The conversation could come to an end Tuesday, as the city council is expected to vote on less-stringent regulations for taxi companies and drivers.
The proposed changes would require the city to license each taxi company doing business in Naperville, not each individual driver, yet would still require yearly background checks for drivers and fingerprinting at least every five years.
The taxi regulations would come without any new rules on ridesharing services such as Uber and Lyft.
The distinction -- or lack thereof -- between taxis and ridesharing services has caused some on the council to question whether different amounts of city oversight for the two business models is fair.
City council member John Krummen said he sees no practical difference between a taxi and an Uber or Lyft, so he thinks the city should regulate neither or both, instead of only one.
He questions whether the public understands all of the vetting taxi drivers go through, which in Naperville includes a background check, fingerprinting, vehicle inspection, taxi meter inspection and proof of insurance.

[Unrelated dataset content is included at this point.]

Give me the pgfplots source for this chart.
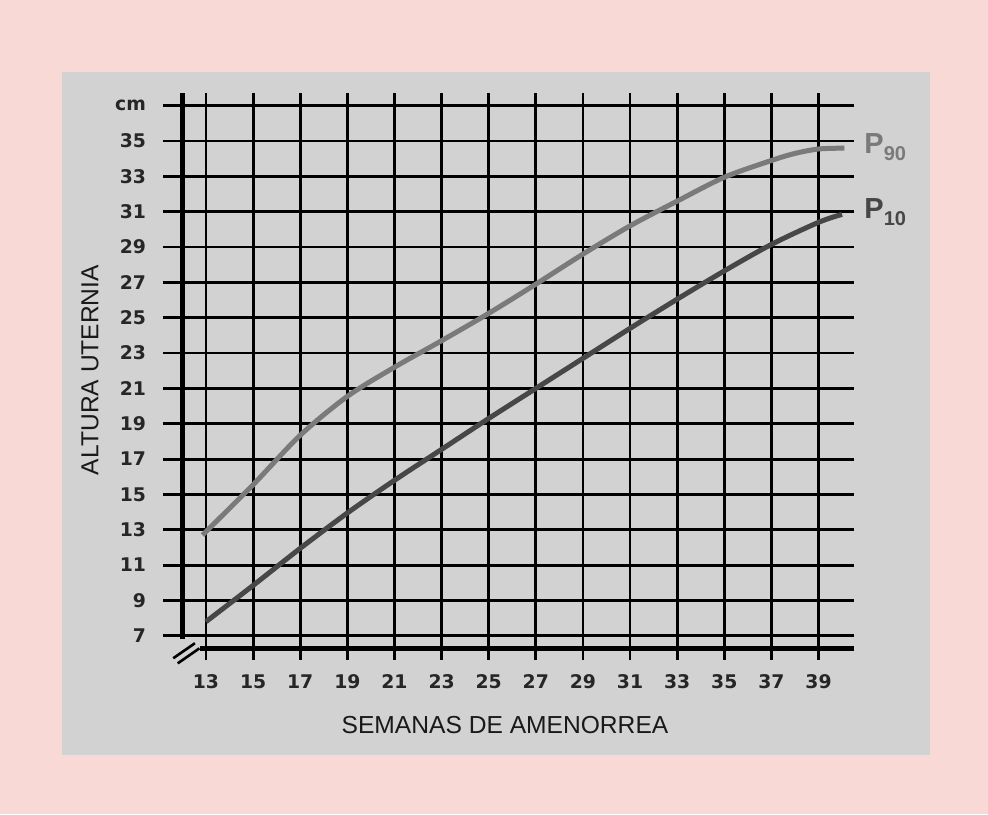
\documentclass[border=0pt]{standalone}
\usepackage{fontspec}
\setmainfont{Liberation Sans}
\newfontfamily\dejavu{DejaVu Sans}
\usepackage{pgfplots}
\pgfplotsset{compat=1.18}
\definecolor{pinkbg}{HTML}{F9D9D6}
\definecolor{panel}{HTML}{D2D2D2}
\definecolor{pninety}{HTML}{7A7A7A}
\definecolor{pten}{HTML}{474747}
\begin{document}
\begin{tikzpicture}
% background: 1px of the reference = 0.5pt
\fill[pinkbg] (0,0) rectangle (494pt,407pt);
\fill[panel] (31pt,29.5pt) rectangle (465pt,371pt);
\begin{axis}[
  at={(81.5pt,77pt)}, anchor=south west,
  scale only axis, width=345.5pt, height=283.5pt,
  xmin=11.175, xmax=40.507, ymin=5.63, ymax=37.72,
  axis line style={draw=none},
  major tick length=0pt,
  xtick={13,15,17,19,21,23,25,27,29,31,33,35,37,39},
  xticklabels={13,15,17,19,21,23,25,27,29,31,33,35,37,39},
  ytick={7,9,11,13,15,17,19,21,23,25,27,29,31,33,35,37},
  yticklabels={7,9,11,13,15,17,19,21,23,25,27,29,31,33,35,cm},
  ticklabel style={font=\dejavu\bfseries\fontsize{9.4}{10}\selectfont, text=black!85},
  xticklabel style={yshift=-3.5pt, text height=7pt, text depth=0pt},
  yticklabel style={xshift=-5pt},
  grid=major,
  major grid style={black, line width=1.4pt},
  clip=false,
]
% thick axes and break mark
\draw[black, line width=2.6pt] (axis cs:12,6.8) -- (axis cs:12,37.72);
\draw[black, line width=2.6pt] (axis cs:12.75,6.26) -- (axis cs:40.5,6.26);
\draw[black, line width=1.3pt] (axis cs:11.61,5.73) -- (axis cs:12.53,6.58);
\draw[black, line width=1.3pt] (axis cs:11.80,5.44) -- (axis cs:12.72,6.29);
% P90
\addplot[pninety, line width=2.5pt, smooth, tension=0.5] coordinates {
  (12.85,12.7) (15,15.55) (17,18.35) (19,20.55) (21,22.2) (23,23.7)
  (25,25.25) (27,26.9) (29,28.6) (31,30.2) (33,31.6) (35,32.95)
  (37,33.9) (38,34.3) (39,34.55) (40.1,34.6)
};
% P10
\addplot[pten, line width=2.5pt, smooth, tension=0.5] coordinates {
  (13,7.8) (15,9.85) (17,11.95) (19,13.95) (21,15.8) (23,17.55)
  (25,19.3) (27,21.0) (29,22.7) (31,24.4) (33,26.05) (35,27.65)
  (37,29.15) (39,30.4) (40,30.85)
};
\end{axis}
\node[anchor=west, text=pninety, font=\bfseries\fontsize{14.5}{16}\selectfont, inner sep=0pt]
  at (432pt,333.5pt) {P\raisebox{-3.5pt}{\fontsize{10}{12}\selectfont 90}};
\node[anchor=west, text=pten, font=\bfseries\fontsize{14.5}{16}\selectfont, inner sep=0pt]
  at (432pt,301pt) {P\raisebox{-3.5pt}{\fontsize{10}{12}\selectfont 10}};
\node[font=\fontsize{12.3}{14}\selectfont, text=black!90] at (252.5pt,44.5pt) {SEMANAS DE AMENORREA};
\node[rotate=90, font=\fontsize{12.3}{14}\selectfont, text=black!90] at (45pt,222pt) {ALTURA UTERNIA};
\end{tikzpicture}
\end{document}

The process involves multiple steps for the city clerk's office and police, and it takes roughly five months.
"I'd rather have police doing a lot of other things that need to be done," Krummen said, "beyond background-checking taxi drivers."
Others like council member Judith Brodhead don't want to remove background checks, saying they are an important safety precaution.
"I would like to see Uber or Lyft step up their game and perhaps make their customers feel a little bit more secure," Brodhead said, "rather than have us move in the other direction."
While many riders may not know the levels of safety reviews taxi drivers go through, city council member Paul Hinterlong says some who are aware value the peace of mind that comes from riding in a city-scrutinized vehicle.
"I think it's important that we have some kind of level of confidence that our residents can have when they call a cab," Hinterlong said. "It's about giving residents a choice, and I think that's important."
Under current procedures, Naperville licenses about 11 taxi companies and 280 drivers each year.
If the new regulations are approved, city staff members say the application process will be streamlined from months to weeks and will still provide a measure of safety.
Taxi companies will be able to submit their license applications online with company rules, rates, insurance, vehicle inspection and driver information, wait a few days for police to conduct background checks and the city clerk's office to issue taxi stickers, and then visit city hall to pick up their license and materials.
The new procedures could be implemented for the 2018 with application materials online beginning Sept. 1.